Personal | 2019 in Review; a year of loss, learning & expansion
This year was an absolute whirlwind for my little business. I shot 37 weddings all over the Midwest, hit a massive financial goal for being only 3 years in business, purchased a second company, and expanded my current one. (Although that’s still a secret.) I could run all the stats and say exactly how many shoots I did, but just know it was well over a hundred and I am exhausted. Purchasing a second company was a terrifying and necessary decision. I’m passionate about the wedding industry and small business ownership at large. I brought Something Blue Journal to Kansas City because it was a publication that embraces every facet of the companies it represents. With a beautiful, quality product to fall back on it’s hard to ignore, but with newness and shininess comes criticism and distrust. It’s a hard job, but one I needed and am slowly figuring out. Personal feelings aside, I’m absolutely confident in the publication’s success in this city, and I am elated for having already been embraced by so many talented vendors.
Personally speaking this year wasn’t the best. In April I lost my grandfather and not a month later had a huge falling out within one of my closest, most complex friendships. These two events put a dark cloud over the year, making the happiness over my trips and new puppy addition pale in comparison. The death has been painful to deal with, but the mutual parting almost harder. My grandfather died with a legacy and long life behind him, one of accomplishment and adventure. Everything has to end at some point, but he went having really lived a full life. The falling out was different; it left me feeling confused and frustrated and guilty. I’m still not sure how to process it and I still have nightmares about it, as if I’m mulling things over trying to figure out what went wrong. What’s worse is I can see it from both sides and I understand it needed to happen.
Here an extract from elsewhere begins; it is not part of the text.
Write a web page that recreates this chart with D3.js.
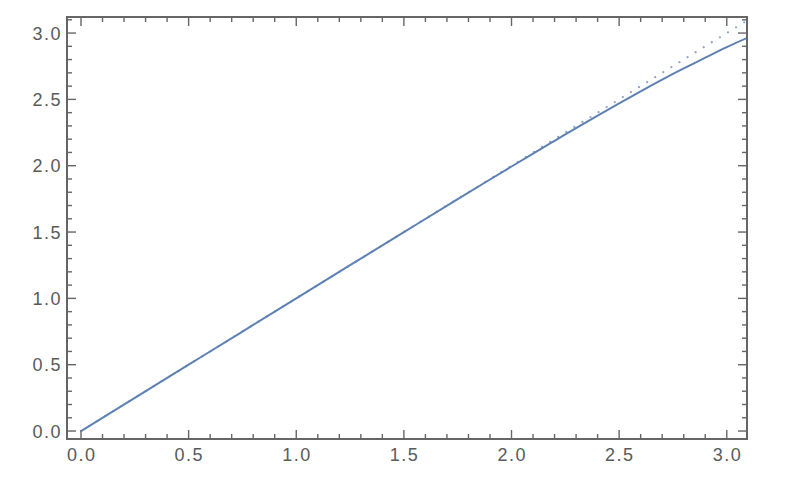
<!DOCTYPE html>
<html>
<head>
<meta charset="utf-8">
<script src="https://cdn.jsdelivr.net/npm/d3@7"></script>
<style>
  body { margin: 0; background: #fff; }
  .tick-label { font-family: "Liberation Sans", Arial, sans-serif; font-size: 18px; fill: #5a5a5a; letter-spacing: 1.5px; }
</style>
</head>
<body>
<div id="chart"></div>
<script>
// values
const xValues = [0, 0.25, 0.5, 0.75, 1.0, 1.25, 1.5, 1.75, 1.9, 2.0, 2.1, 2.2, 2.3, 2.4, 2.5, 2.6, 2.7, 2.8, 2.9, 3.0, 3.1]
const curveValues = [0, 0.25, 0.5, 0.75, 1.0, 1.25, 1.499, 1.748, 1.896, 1.994, 2.091, 2.188, 2.284, 2.378, 2.470, 2.561, 2.649, 2.733, 2.814, 2.894, 2.967]
const refValues = [0, 3.1]            // dotted line y = x
const xTickLabels = ["0.0", "0.5", "1.0", "1.5", "2.0", "2.5", "3.0"]
const yTickLabels = ["0.0", "0.5", "1.0", "1.5", "2.0", "2.5", "3.0"]

const W = 796, H = 482
const frame = {left: 67, right: 747, top: 17, bottom: 439}
const blue = "#5e81b5"
const axisColor = "#666666"

const svg = d3.select("#chart").append("svg")
    .attr("width", W)
    .attr("height", H)

const x = d3.scaleLinear()
    .domain([-0.065, 3.094])
    .range([frame.left, frame.right])
const y = d3.scaleLinear()
    .domain([-0.06, 3.121])
    .range([frame.bottom, frame.top])

svg.append("clipPath").attr("id", "clip")
    .append("rect")
    .attr("x", frame.left).attr("y", frame.top)
    .attr("width", frame.right - frame.left)
    .attr("height", frame.bottom - frame.top)

const plot = svg.append("g").attr("clip-path", "url(#clip)")

// dotted reference line
plot.append("path")
    .datum(refValues)
    .attr("fill", "none")
    .attr("stroke", blue)
    .attr("stroke-opacity", 0.7)
    .attr("stroke-width", 2.3)
    .attr("stroke-linecap", "round")
    .attr("stroke-dasharray", "0,9.5")
    .attr("d", d3.line().x(d => x(d)).y(d => y(d)))

// solid curve
let curve = xValues.map((v, i) => ({x: v, y: curveValues[i]}))
plot.append("path")
    .datum(curve)
    .attr("fill", "none")
    .attr("stroke", blue)
    .attr("stroke-width", 2)
    .attr("d", d3.line().curve(d3.curveNatural).x(d => x(d.x)).y(d => y(d.y)))

// frame ticks, major every 0.5, minor every 0.1
const minorX = d3.range(0, 31).map(i => i / 10).filter(v => x(v) < frame.right - 0.5)
const minorY = d3.range(0, 32).map(i => i / 10).filter(v => y(v) > frame.top + 0.5)
const isMajor = v => Math.abs(v * 2 - Math.round(v * 2)) < 1e-6

const ticks = svg.append("g").attr("stroke", axisColor).attr("stroke-width", 1.4)
minorX.forEach(v => {
    let len = isMajor(v) ? 9 : 5
    ticks.append("line").attr("x1", x(v)).attr("x2", x(v)).attr("y1", frame.bottom).attr("y2", frame.bottom - len)
    ticks.append("line").attr("x1", x(v)).attr("x2", x(v)).attr("y1", frame.top).attr("y2", frame.top + len)
})
minorY.forEach(v => {
    let len = isMajor(v) ? 9 : 5
    ticks.append("line").attr("y1", y(v)).attr("y2", y(v)).attr("x1", frame.left).attr("x2", frame.left + len)
    ticks.append("line").attr("y1", y(v)).attr("y2", y(v)).attr("x1", frame.right).attr("x2", frame.right - len)
})

svg.append("rect")
    .attr("x", frame.left).attr("y", frame.top)
    .attr("width", frame.right - frame.left)
    .attr("height", frame.bottom - frame.top)
    .attr("fill", "none")
    .attr("stroke", axisColor)
    .attr("stroke-width", 2)

// tick labels
svg.append("g").selectAll("text")
    .data(xTickLabels)
    .enter().append("text")
    .attr("class", "tick-label")
    .attr("x", d => x(+d) + 0.75)
    .attr("y", 461)
    .attr("text-anchor", "middle")
    .text(d => d)

svg.append("g").selectAll("text")
    .data(yTickLabels)
    .enter().append("text")
    .attr("class", "tick-label")
    .attr("x", 62)
    .attr("y", d => y(+d) + 6.5)
    .attr("text-anchor", "end")
    .text(d => d)
</script>
</body>
</html>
However, the deliberate forced silence is perhaps worse than the chosen sideways friendship that preceded it. Grief is an amazing thing though, it has the ability to make you much stronger on the other side. It teaches you to be careful and certain and cherish what you have to the fullest. It teaches you to be patient and forgiving with yourself. And for the first time, in early December, I felt myself again - if only a little.
Being not just the end of a year but of a decade, I can’t help but think back to who I was 10 years ago. I would’ve been home from my first year of college, working at an ice cream shop; feeling not the weight of the 10 years prior, but anxiety for the 10 years ahead. It was the end of my adolescence and childhood. What was ahead was difficult and challenging and utterly beautiful. I wish I could go back and tell myself that for all the personal shortcomings, bad decisions, and wrong doings that I would confront, would be just as many accomplishments, moments of gratitude, and expressions of love. I would’ve never dreamed then that I’d be where I am today; able to live my life documenting moments for others - the celebratory, the fleeting, the poetic.